Our PIPEs teams typically comprise lawyers across diverse practice areas including private equity, mergers and acquisitions, securities, tax, and intellectual property, among others. With our in-depth public and private equity experience, we frequently advise investors, underwriters, and issuers on both straightforward and complex PIPEs transactions. Our understanding of all sides of transactions and market deal terms allows us to assist clients in achieving their investment objectives. Our transaction experience involves varied pooled investment vehicles, including hedge funds, fund of funds, real estate funds, and mezzanine funds, among others. PrivateRaise ranked K&L Gates #5 on its list of Top 25 PIPE Issuer Law Firms based on the number of transactions completed in 2010.
We act as outside counsel to a number of fund clients’ portfolio companies. The broad range of knowledge and experience of lawyers from our firm’s global, full-service platform enables us to provide a comprehensive array of legal services to these portfolio company clients. Such advice has involved the implementation of executive compensation and employee incentive arrangements, intellectual property protection and enforcement, follow-on mergers and acquisitions and joint ventures, equity and debt financings, securities transactions, litigation, corporate governance, real estate and environmental, tax, restructurings, and other matters.

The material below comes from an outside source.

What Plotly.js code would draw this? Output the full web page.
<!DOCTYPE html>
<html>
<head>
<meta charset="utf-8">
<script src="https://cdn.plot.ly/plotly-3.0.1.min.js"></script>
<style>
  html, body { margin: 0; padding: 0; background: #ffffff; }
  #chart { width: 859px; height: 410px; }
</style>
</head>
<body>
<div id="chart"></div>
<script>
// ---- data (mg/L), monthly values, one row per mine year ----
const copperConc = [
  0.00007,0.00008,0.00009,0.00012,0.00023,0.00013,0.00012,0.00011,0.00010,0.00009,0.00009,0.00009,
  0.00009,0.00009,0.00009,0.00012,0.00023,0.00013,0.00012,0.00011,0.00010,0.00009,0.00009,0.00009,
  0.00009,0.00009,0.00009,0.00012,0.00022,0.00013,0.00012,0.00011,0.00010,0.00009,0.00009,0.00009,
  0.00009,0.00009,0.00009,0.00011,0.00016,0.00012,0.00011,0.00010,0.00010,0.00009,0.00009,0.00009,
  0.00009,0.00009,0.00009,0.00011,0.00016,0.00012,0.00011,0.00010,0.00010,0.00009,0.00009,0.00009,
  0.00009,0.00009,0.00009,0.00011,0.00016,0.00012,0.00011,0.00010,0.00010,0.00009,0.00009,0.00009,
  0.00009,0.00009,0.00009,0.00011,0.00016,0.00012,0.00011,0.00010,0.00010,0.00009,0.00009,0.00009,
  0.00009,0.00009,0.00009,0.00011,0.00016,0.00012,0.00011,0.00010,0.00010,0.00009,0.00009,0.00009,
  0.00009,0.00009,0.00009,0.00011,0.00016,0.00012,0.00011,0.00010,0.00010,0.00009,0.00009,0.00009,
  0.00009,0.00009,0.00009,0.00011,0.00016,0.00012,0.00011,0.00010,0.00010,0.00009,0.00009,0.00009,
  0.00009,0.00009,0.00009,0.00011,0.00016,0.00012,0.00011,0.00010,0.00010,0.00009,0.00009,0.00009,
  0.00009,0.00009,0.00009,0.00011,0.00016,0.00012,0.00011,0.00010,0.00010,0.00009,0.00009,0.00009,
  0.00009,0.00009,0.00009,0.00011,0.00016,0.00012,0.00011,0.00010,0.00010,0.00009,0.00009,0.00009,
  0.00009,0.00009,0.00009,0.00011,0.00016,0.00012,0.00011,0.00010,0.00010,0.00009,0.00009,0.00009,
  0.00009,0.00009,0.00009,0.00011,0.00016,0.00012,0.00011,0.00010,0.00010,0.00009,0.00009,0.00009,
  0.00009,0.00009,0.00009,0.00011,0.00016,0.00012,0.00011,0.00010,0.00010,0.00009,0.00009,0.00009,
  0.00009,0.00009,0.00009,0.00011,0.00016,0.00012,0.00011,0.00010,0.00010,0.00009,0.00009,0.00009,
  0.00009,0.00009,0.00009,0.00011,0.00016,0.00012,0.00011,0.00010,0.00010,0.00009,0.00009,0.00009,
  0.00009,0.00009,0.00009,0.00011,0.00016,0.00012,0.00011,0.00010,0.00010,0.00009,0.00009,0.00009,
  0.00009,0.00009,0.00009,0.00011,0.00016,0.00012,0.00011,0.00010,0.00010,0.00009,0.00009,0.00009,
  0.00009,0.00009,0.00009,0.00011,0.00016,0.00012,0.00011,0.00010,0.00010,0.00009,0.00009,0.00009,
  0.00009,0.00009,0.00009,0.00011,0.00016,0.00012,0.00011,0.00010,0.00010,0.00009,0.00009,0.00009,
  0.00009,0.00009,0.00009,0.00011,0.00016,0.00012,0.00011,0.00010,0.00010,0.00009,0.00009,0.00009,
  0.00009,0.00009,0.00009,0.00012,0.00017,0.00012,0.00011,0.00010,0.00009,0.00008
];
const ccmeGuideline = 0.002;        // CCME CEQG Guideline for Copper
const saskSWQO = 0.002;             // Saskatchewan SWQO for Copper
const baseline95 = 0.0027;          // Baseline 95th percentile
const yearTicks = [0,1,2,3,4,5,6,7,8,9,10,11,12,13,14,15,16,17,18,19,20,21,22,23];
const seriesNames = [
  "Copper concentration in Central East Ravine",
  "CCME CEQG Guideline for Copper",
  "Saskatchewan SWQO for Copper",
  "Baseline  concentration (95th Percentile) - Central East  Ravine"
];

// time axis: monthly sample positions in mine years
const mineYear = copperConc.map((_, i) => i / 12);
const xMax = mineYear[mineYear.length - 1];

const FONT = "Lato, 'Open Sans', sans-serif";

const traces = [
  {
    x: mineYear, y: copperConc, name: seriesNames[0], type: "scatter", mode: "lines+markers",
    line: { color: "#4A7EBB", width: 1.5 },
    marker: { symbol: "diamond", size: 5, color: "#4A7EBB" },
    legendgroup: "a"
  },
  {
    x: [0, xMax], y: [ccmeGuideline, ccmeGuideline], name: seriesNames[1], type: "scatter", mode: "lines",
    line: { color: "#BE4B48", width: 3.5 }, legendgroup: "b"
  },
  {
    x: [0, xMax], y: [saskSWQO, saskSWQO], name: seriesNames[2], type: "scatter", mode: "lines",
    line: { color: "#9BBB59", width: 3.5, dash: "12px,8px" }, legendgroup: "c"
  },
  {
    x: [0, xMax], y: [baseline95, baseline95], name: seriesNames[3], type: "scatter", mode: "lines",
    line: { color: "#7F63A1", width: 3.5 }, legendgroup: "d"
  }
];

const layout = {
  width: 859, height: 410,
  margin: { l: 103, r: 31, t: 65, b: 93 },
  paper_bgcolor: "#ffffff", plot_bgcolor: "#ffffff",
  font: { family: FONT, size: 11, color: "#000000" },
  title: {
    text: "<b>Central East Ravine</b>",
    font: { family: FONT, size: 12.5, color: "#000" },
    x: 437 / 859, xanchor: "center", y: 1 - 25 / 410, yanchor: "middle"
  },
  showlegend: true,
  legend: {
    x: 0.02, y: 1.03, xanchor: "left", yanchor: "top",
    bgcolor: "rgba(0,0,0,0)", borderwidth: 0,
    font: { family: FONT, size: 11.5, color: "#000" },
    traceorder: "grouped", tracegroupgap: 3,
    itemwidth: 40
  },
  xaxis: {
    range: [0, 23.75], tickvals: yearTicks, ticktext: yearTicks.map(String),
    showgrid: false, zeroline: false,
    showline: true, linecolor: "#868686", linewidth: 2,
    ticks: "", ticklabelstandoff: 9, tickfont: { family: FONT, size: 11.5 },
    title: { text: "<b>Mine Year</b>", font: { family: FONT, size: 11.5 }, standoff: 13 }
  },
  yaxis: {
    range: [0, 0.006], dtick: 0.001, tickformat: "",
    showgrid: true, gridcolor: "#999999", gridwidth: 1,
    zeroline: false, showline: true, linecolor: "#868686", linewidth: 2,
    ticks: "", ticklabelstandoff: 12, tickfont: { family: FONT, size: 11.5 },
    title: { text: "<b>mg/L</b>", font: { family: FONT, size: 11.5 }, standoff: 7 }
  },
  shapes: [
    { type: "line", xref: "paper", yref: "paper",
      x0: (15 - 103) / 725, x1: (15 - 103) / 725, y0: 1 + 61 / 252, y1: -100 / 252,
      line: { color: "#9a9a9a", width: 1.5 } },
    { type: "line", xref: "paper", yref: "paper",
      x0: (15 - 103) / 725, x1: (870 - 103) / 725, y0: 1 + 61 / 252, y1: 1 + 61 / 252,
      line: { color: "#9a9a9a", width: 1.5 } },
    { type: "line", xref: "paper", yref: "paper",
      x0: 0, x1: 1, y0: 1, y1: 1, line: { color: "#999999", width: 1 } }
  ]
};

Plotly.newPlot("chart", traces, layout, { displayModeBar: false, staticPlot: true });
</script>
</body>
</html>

We add real value when it comes to exit strategies and investment realization. Whether advising on a sale or an IPO, we help our clients maximize investor return and manage risks. We also have a strong track record advising companies on their IPOs or other offerings, including equities, debt instruments, and hybrid securities. Our issuer engagements include all aspects of corporate planning and restructuring, preparation of registration statements and prospectuses, assistance in negotiating underwriting and placement arrangements, preparation of listing applications and requirements in the United States, United Kingdom, and Asian capital markets. In the United Kingdom, our lawyers support AIM, PLUS, OFEX, and Full List listing applications.